Cronache

Città blindate, botte a Milano Liberi i picchiatori di Palermo

I centri sociali tentano il blitz al comizio di Casa Pound Già scarcerati gli aggressori del dirigente di Forza Nuova

Città blindate, botte a Milano Liberi i picchiatori di Palermo

La guerriglia non c'è stata. Eccezion fatta per tafferugli di entità più che modesta a Milano, la giornata campale dell'ordine pubblico prevista per ieri, con le forze dell'ordine chiamate a uno sforzo straordinario, scivola via nella tranquillità più totale. Tra Milano, Roma e Palermo il vasto fronte della sinistra moderata ed estrema aveva chiamato alla mobilitazione contro fascismo, razzismo, sfruttamento e altre parole d'ordine. A Milano e Palermo le iniziative avevano un bersaglio preciso: le manifestazioni elettorali di Casa Pound e di Forza Nuova indette nei due capoluoghi. «Fuori i fascisti dlale città», era lo slogan. Ma nè a Milano nè a Palermo gli opposti fronti sono venuti a contatto. Ed i comizi - a dire il vero tristanzuoli e poco accorsati - dell'ultradestra hanno potuto iniziare e finire senza incidenti.

Merito sicuramente dei dispositivi di sicurezza messi in atto nelle tre città. Ma è stata anche palpabile la rinuncia della galassia no global e antagonista a scendere in campo in forze. In piazza non si sono visti né black bloc né tute bianche. I processi decisionali dell'universo ultrà sono in larga parte imperscrutabili e così pure le logiche. Ma il dato positivo è che nella giornata di ieri i violenti non hanno saputo o voluto andare allo scontro.

A Milano a misurarsi con le forze dell'ordine è stato un gruppetto di esponenti dei centri sociali (i ben noti Cantiere, Lambretta e Zam) che in via Volta ha cercato di anticipare i tempi del breve corteo che la Questura aveva autorizzato. Partendo troppo presto, gli antagonisti si sarebbero avvicinati pericolosamente al comizio di Casa Pound in corso davanti al Castello Sforzesco.

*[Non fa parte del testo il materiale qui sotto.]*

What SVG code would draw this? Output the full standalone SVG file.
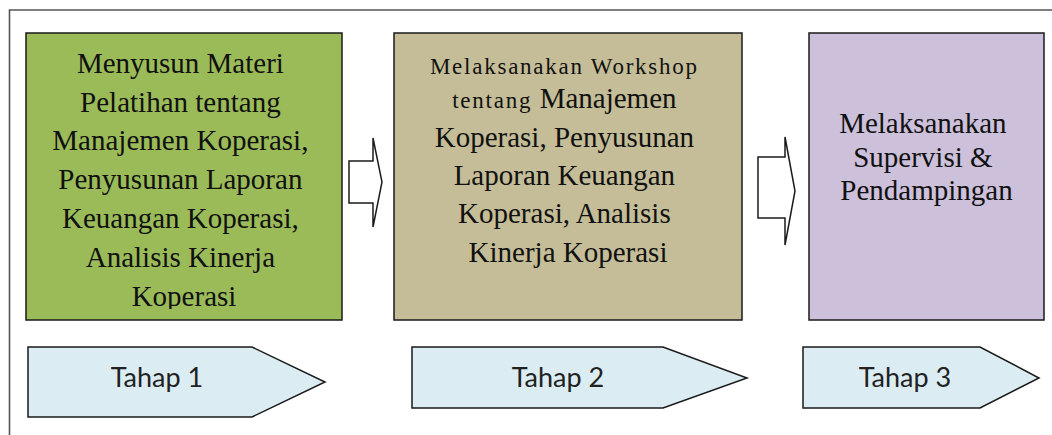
<svg xmlns="http://www.w3.org/2000/svg" width="1052" height="435" viewBox="0 0 1052 435">
  <style>
    .box { stroke: #1a1a1a; stroke-width: 1.5; }
    .step { fill: #dbedf3; stroke: #1a1a1a; stroke-width: 1.5; stroke-linejoin: miter; }
    .flow { fill: #ffffff; stroke: #1a1a1a; stroke-width: 1.5; stroke-linejoin: miter; }
    .serif { font-family: "Liberation Serif", "Times New Roman", serif; font-size: 29px; fill: #111111; text-anchor: middle; }
    .small { font-size: 23px; letter-spacing: 1.75px; }
    .label { font-family: Lato, "Liberation Sans", sans-serif; font-size: 27px; fill: #222222; text-anchor: middle; }
  </style>
  <defs>
    <clipPath id="clip-green">
      <rect x="26" y="33" width="316" height="276"/>
    </clipPath>
  </defs>

  <rect width="1052" height="435" fill="#ffffff"/>

  <!-- outer frame (left and top edges only) -->
  <path d="M9.5,435 V10 H1052" fill="none" stroke="#555555" stroke-width="1.6"/>

  <!-- stage 1: material preparation -->
  <g id="node-materi">
    <rect class="box" x="26" y="33" width="316" height="287" fill="#9bbb59"/>
    <g clip-path="url(#clip-green)">
      <text class="serif">
        <tspan x="184" y="73">Menyusun Materi</tspan>
        <tspan x="184" y="111.5">Pelatihan tentang</tspan>
        <tspan x="184" y="150">Manajemen Koperasi,</tspan>
        <tspan x="184" y="189">Penyusunan Laporan</tspan>
        <tspan x="184" y="228">Keuangan Koperasi,</tspan>
        <tspan x="184" y="267">Analisis Kinerja</tspan>
        <tspan x="184" y="305.5">Koperasi</tspan>
      </text>
    </g>
  </g>

  <!-- stage 2: workshop -->
  <g id="node-workshop">
    <rect class="box" x="394" y="33" width="348" height="287" fill="#c4bd97"/>
    <text class="serif">
      <tspan class="small" x="568" y="74">Melaksanakan Workshop</tspan>
      <tspan x="568" y="107.5"><tspan class="small">tentang </tspan>Manajemen</tspan>
      <tspan x="568" y="147">Koperasi, Penyusunan</tspan>
      <tspan x="568" y="185">Laporan Keuangan</tspan>
      <tspan x="568" y="223">Koperasi, Analisis</tspan>
      <tspan x="568" y="262">Kinerja Koperasi</tspan>
    </text>
  </g>

  <!-- stage 3: supervision -->
  <g id="node-supervisi">
    <rect class="box" x="809" y="33" width="235" height="287" fill="#ccc0da"/>
    <text class="serif">
      <tspan x="926.5" y="133">Melaksanakan</tspan>
      <tspan x="926.5" y="167">Supervisi &amp;</tspan>
      <tspan x="926.5" y="200">Pendampingan</tspan>
    </text>
  </g>

  <!-- stage labels -->
  <g id="label-tahap-1">
    <polygon class="step" points="28,347 252,347 325,382 252,417 28,417"/>
    <text class="label" x="157" y="387">Tahap 1</text>
  </g>
  <g id="label-tahap-2">
    <polygon class="step" points="412,347 663,347 747,378 663,408 412,408"/>
    <text class="label" x="558" y="387">Tahap 2</text>
  </g>
  <g id="label-tahap-3">
    <polygon class="step" points="803,347 980,347 1039,378 980,408 803,408"/>
    <text class="label" x="905" y="387">Tahap 3</text>
  </g>

  <!-- block arrows between stages -->
  <g id="connectors">
    <polygon class="flow" points="349,161 373,161 373,138 382,182 373,227 373,203 349,203"/>
    <polygon class="flow" points="758,157 785,157 785,137 795,191 785,245 785,218 758,218"/>
  </g>
</svg>
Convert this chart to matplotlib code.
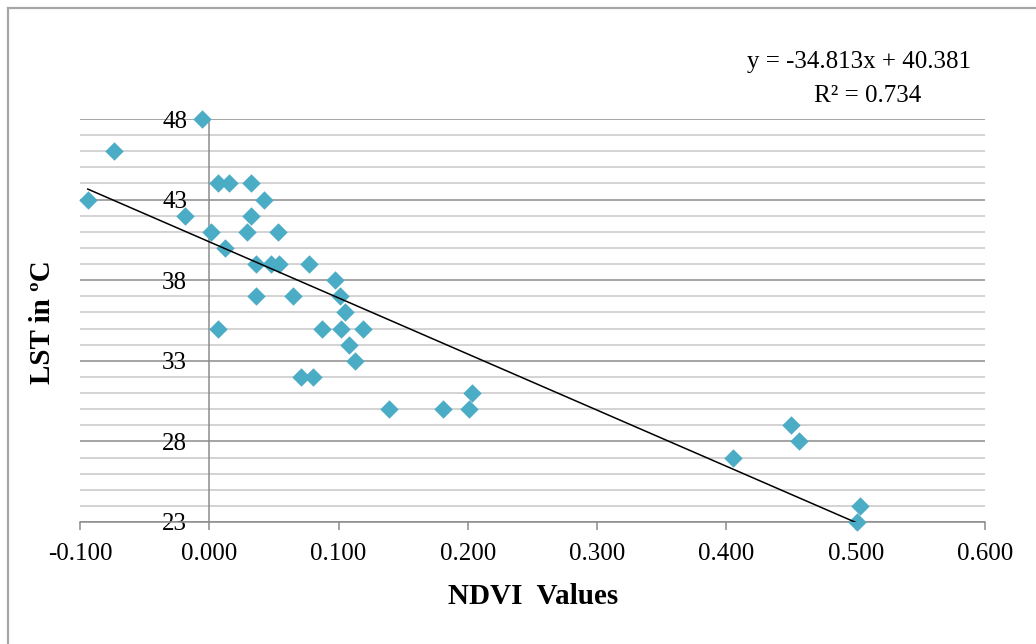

Così i reparti della Celere hanno bloccato la partenza, sono volati da una parte fumogeni, dall'altra lacrimogeni e manganellate. Né morti né feriti. Intanto il rigurgito fascista si concretizzava nel comizio - davanti a duecento persone scarse - del candidato premier di Casa Pound, Simone Di Stefano: uno che più del Ventennio sembrava rimpiangere i tempi del Caf, «quando l'Italia era il quarto Paese industriale e i salari venivano adeguati all'inflazione».

I timori della vigilia non erano campati in aria. La sequenza di episodi di violenza che ha contrassegnato gli ultimi giorni di campagna elettorale, gli appelli alla cosiddetta «autodifesa» lanciati sui siti dell'ultrasinistra, e i segnali precisi di mobilitazione colti in ambienti vicini ai black bloc inducevano al pessimismo soprattutto per la situazione romana. Invece la calata dei barbari è rinviata alla prossima occasione. A venire tenuta d'occhio era in particolare la manifestazione all'Esquilino dei sindacati di base, spesso utilizzati come copertura dai gruppi più violenti. Per impedire l'accesso nella Capitale di esponenti antagonisti era stato disposto un anello di sicurezza sui punti d'accesso al centro, ma non è stato necessario rispedire a casa nessuno.

Tensione sotto controllo anche a Palermo, dove pure la giornata era stata segnata da una decisione della Procura che qualche reazione negativa poteva innescarla: sono già tornati liberi i due esponenti dei centri sociali arrestati per la aggressione al leader cittadino di Forza Nuova, Massimo Ursino, aggredito da una squadraccia, legato con lo scotch e pestato. A fronte della modesta prognosi, il pm ha deciso di derubricare l'accusa di tentato omicidio a quella di lesioni gravi.

E i due picchiatori, Gianmarco Codraro e Carlo Mancuso, sono usciti.